Read More: Jeff Bewkes Flexes Muscles as Rupert Murdoch Tries to Save Face

Credit Suisse (Neutral, PT $44 from $42)

"Adtech platform continues benefit from the rapid growth in its programmatic business via burgeoning initiatives such as AOL One and recently acquired Existing advertiser relationships from its legacy business and a focus on premium inventory have to a large extent insulated the company from transitory headwinds experienced by other adtech platforms this quarter. We maintain our Neutral rating due to valuation."

Cantor Fitzgerald (Buy, PT $50)

"Our upgrade to BUY is predicated on AOL's focus on non-commoditized areas of the marketplace, which has led to 1) faster growth in Networks (driven by Video and Programmatic) and 2) improved pricing trends in branded Display (unlike for Yahoo!)."

"While much work remains, we believe that improving fundamentals, including a growing multi-platform user base, and a bigger buyback should continue to drive the stock higher over time."

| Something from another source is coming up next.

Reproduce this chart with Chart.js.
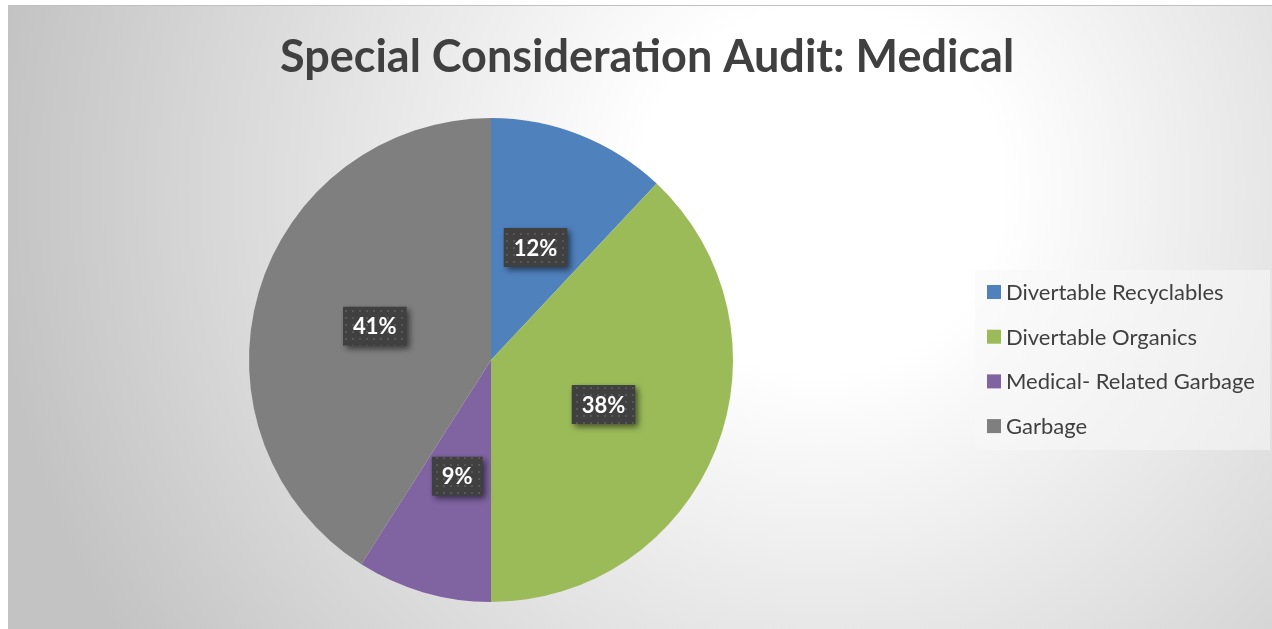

Wells Fargo (Outperform, PT $55-$57)

"We remain bullish on AOL's programmatic offering as we believe advertisers not yet fully invested in programmatic execution will be attracted to AOL's full stack offering and ability to complement programmatic execution with premium, reserved creative units and inventory. Video provided pricing and programmatic mix tailwind, though mgmt noted pricing stability (even growth) in standard premium units as well. With 34% of non-search ad revenues now programmatic, we see signs that AOL is deftly navigating channel conflict issues bedeviling some publishers. We believe AOL remains well-positioned to emerge as one of few scaled players across a consolidating ad tech landscape."